Nell’insieme tutti questi processi  costituiscono quello che Maturana e Varela (1981 Autopoiesi e cognizione. La realizzazione del vivente) hanno chiamato autopoiesi dell’ organismo nel suo contesto.  

A questo punto possiamo comprendere che la costruzione a priori delle categorie dello spazio-tempo, che avviene nel topino durante lo sviluppo è espressione, appunto, dei processi autocostruttivi del sistema nervoso centrale, indipendenti dall’ esperienza. Queste categorie a priori, autocostruite, saranno successivamente validate (trasformate) durante la effettiva esperienza nel mondo esterno.

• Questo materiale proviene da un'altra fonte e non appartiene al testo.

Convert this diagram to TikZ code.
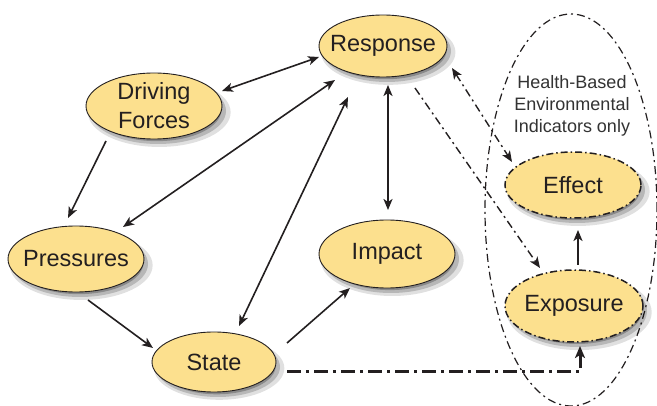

Tornando alle mappe descritte dal professor Moser, queste sono anche alla base della memoria autobiografica, dei luoghi e degli eventi (quando, durata) vissuti dal soggetto in prima persona. 

Per quanto riguarda il tempo c’è un organizzatore unidirezionale che indica tempo trascorso e le durate. Il tempo autobiografico codificato nella corteccia entorinale e nell’ ippocampo, non è continuo e regolare (omogeneo) come il tempo degli orologi. Piuttosto è discontinuo e irregolare, e si autocostruisce sulla base della intensità e numerosità degli accadimenti che avvengono al soggetto lungo la linea del tempo. Un tempo ricco di eventi ed accadimenti significativi  sarà espanso e completamente diverso da un tempo povero di accadimenti.  

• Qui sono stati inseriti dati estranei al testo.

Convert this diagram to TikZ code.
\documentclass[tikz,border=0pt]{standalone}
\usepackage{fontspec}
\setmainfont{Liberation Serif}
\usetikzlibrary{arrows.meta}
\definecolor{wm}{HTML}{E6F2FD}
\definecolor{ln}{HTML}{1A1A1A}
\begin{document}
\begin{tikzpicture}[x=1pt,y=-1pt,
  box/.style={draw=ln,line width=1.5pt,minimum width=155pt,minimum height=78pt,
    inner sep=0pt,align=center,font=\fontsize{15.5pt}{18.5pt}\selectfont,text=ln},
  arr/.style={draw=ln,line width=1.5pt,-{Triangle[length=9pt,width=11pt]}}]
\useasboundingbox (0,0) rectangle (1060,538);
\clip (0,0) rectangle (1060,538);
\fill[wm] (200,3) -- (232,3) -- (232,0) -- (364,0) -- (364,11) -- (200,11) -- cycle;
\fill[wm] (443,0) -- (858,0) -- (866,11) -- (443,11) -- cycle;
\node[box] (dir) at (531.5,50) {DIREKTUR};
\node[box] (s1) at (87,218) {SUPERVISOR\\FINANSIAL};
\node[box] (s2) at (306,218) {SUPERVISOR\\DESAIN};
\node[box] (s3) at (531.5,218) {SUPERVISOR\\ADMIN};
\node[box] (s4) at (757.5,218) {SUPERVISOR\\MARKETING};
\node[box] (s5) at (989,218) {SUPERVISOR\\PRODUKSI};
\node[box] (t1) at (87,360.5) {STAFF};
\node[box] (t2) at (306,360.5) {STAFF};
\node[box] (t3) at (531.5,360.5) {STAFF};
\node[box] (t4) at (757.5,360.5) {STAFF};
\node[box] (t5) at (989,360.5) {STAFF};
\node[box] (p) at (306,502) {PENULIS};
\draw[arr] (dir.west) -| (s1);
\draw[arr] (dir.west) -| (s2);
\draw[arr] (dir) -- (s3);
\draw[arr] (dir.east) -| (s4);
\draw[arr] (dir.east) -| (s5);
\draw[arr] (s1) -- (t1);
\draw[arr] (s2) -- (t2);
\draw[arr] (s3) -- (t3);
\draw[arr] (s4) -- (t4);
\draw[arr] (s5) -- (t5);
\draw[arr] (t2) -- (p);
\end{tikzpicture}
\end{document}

il paesaggio è visto e codificato attraverso uno schema geometrico
il paesaggio è visto e codificato attraverso uno schema geometrico

Le categorie a priori sono  costruite dal sistema nervoso nello spazio peripersonale e sperimentate nel sogno.

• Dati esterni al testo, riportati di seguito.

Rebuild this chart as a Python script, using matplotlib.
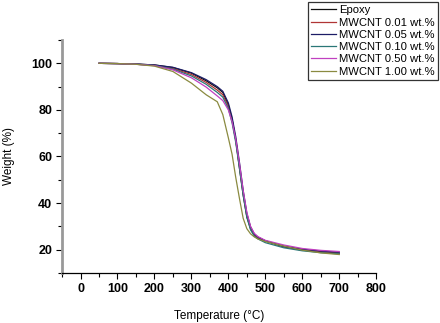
import matplotlib
matplotlib.use('Agg')
import matplotlib.pyplot as plt
from matplotlib.ticker import MultipleLocator

plt.rcParams['font.family'] = ['Liberation Sans', 'DejaVu Sans']

# 温度点 (°C)
temperature = [50, 100, 150, 200, 250, 300, 340, 370, 385, 400, 410, 420, 430,
               440, 450, 460, 470, 480, 500, 550, 600, 650, 700]

# 各样品失重曲线 (%)
epoxy = [100, 99.9, 99.7, 99.3, 98.2, 95.8, 92.5, 89.5, 87.5, 82, 76, 67, 55,
         43.5, 34, 29, 26.3, 25, 23.7, 21.2, 19.8, 19.0, 18.5]
mwcnt_001 = [100, 99.9, 99.6, 99.2, 97.8, 95.2, 91.8, 88.5, 86.5, 81.5, 75.5, 67, 56,
             44.5, 35, 29.5, 26.5, 25.2, 23.8, 21.5, 20.0, 19.0, 18.3]
mwcnt_005 = [100, 99.9, 99.7, 99.3, 98.3, 96.0, 93.0, 90.0, 88.0, 83.0, 77.0, 68.5, 57.5,
             45.5, 35.5, 29.8, 26.8, 25.4, 23.8, 21.4, 20.2, 19.4, 18.9]
mwcnt_010 = [100, 99.9, 99.6, 99.1, 97.5, 94.6, 91.0, 87.5, 85.5, 80.5, 74.5, 66, 55,
             43.5, 34, 28.5, 25.8, 24.6, 23.0, 20.8, 19.5, 18.7, 18.2]
mwcnt_050 = [100, 99.9, 99.6, 99.0, 97.2, 93.8, 89.8, 86.0, 84.0, 80.0, 75.0, 67.5, 57,
             45.5, 36, 30, 27.0, 25.6, 24.0, 22.0, 20.5, 19.7, 19.2]
mwcnt_100 = [100, 99.9, 99.6, 98.8, 96.5, 91.5, 86.5, 83.5, 78.0, 68.0, 61.0, 51, 42,
             33.5, 29, 26.8, 25.5, 24.6, 23.5, 21.5, 19.8, 18.6, 17.9]

labels = ['Epoxy', 'MWCNT 0.01 wt.%', 'MWCNT 0.05 wt.%', 'MWCNT 0.10 wt.%',
          'MWCNT 0.50 wt.%', 'MWCNT 1.00 wt.%']
colors = ['#111111', '#b03535', '#1c1c66', '#2a7777', '#c040c0', '#8a8a40']
series = [epoxy, mwcnt_001, mwcnt_005, mwcnt_010, mwcnt_050, mwcnt_100]

fig = plt.figure(figsize=(4.4, 3.23), dpi=100)
ax = fig.add_axes([0.141, 0.155, 0.714, 0.721])

for y, c, lab in zip(series, colors, labels):
    ax.plot(temperature, y, color=c, lw=0.9, label=lab)

ax.set_xlim(-50, 800)
ax.set_ylim(10, 110)
ax.xaxis.set_major_locator(MultipleLocator(100))
ax.xaxis.set_minor_locator(MultipleLocator(50))
ax.yaxis.set_major_locator(MultipleLocator(20))
ax.yaxis.set_minor_locator(MultipleLocator(10))

# 只保留左、下坐标轴
ax.spines['top'].set_visible(False)
ax.spines['right'].set_visible(False)
ax.spines['left'].set_color('#999999')
ax.spines['left'].set_linewidth(2)
ax.spines['bottom'].set_linewidth(0.9)

ax.tick_params(which='major', direction='out', length=4, width=0.8, pad=3)
ax.tick_params(which='minor', direction='out', length=3, width=0.8)
for t in ax.get_xticklabels() + ax.get_yticklabels():
    t.set_fontsize(9)
    t.set_fontweight('bold')

ax.set_xlabel('Temperature (°C)', fontsize=8.5, labelpad=11)
ax.set_ylabel('Weight (%)', fontsize=8.5, labelpad=12)

leg = fig.legend(loc='upper right', bbox_to_anchor=(0.996, 0.994), fontsize=8.1,
                 frameon=True, fancybox=False, edgecolor='black',
                 handlelength=2.2, handletextpad=0.3, labelspacing=0.2,
                 borderpad=0.3, borderaxespad=0)
leg.get_frame().set_linewidth(0.9)

plt.savefig('out.png', dpi=100)
plt.close(fig)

Le ricerche del professor Moser e dei suoi collaboratori hanno mostrato anche che le mappe spazio-temporali dell’ ippocampo e della corteccia entorinale sono attive e funzionanti anche durante i sogni, quando il topino sogna.  Registrando dalle cellule di quelle strutture con microelettrodi e con tecnologie di avanguardia si può vedere come il topino si muove nello spazio del sogno, come si muove in quello della realtà.

Ci sono in letteratura addirittura report che collegano gli spostamenti del topino nel sogno agli spostamenti effettivi fatti in precedenza o a quelli che farà il giorno dopo. Ad esempio è stata descritta la possibilità che il topino all’ indomani del sogno sia più propenso ad esplorare gli spazi del laboratorio che ha sognato invece che gli altri. Si tratta di osservazioni suggestive seppure non ancora così forti e pregnanti da considerare definitive.

Le mappe sono attive (ma con modalità di funzionamento e finalità diverse) anche durante il sonno NREM (almeno nelle fasi più leggere). I ricercatori sottolineano che entrambe le fasi del sonno mostrano attività delle strutture spazio-temporali, ma distinguono chiaramente le due modalità: nel REM le mappe sono “vissute” come movimento (esperienza onirica), nel NREM sono “schemi compressi” che servono a consolidare e a predisporre.

Queste osservazioni riaprono il discorso sul significato di rappresentazione del mondo che il sistema nervoso costruisce, e sulla discrepanza/affidabilità che caratterizza questa ricostruzione.

E’ verosimile che altre strutture e funzionalità dell’ organismo siano costruite a priori dala sistema nervoso, alla stregua di quanto accade per la struttura spazio-temporale appena descritta.

E’ questo il caso della costruzione degli stati comportamentali veglia, sonno e sogno. Le strutture neurobiologiche che li supportano sono già presenti nel feto del III trimestre di gravidanza (A. Piontelli 2015  Development of normal fetal movements; the last 15 weeks of gestation; Walter Borsini 2025, Coscienze Dall’ evoluzione naturale alle società umane). In quel periodo, le strutture neurali che controllano gli stati comportamentali si alternano in un ciclo breve sonno – veglia che dura circa 90 minuti. Ci sarà poi un grande trasformazione di questa organizzazione ciclica e delle sue strutture apriori che porta il bambino all’ acquisizione del ciclo circadiano veglia – sonno nel corso de primi 6 mesi di vita post-natale. Questa acquisizione mantiene la periodicità dei cicli brevi durante il sonno notturno, e contemporaneamente mette il soggetto in grado di esplorare in maniera affidabile e proattiva il mondo esterno (il che equivale a dire che si è auto-costruita una struttura neurobiologica in grado di essere validata dall’ esperienza esterna).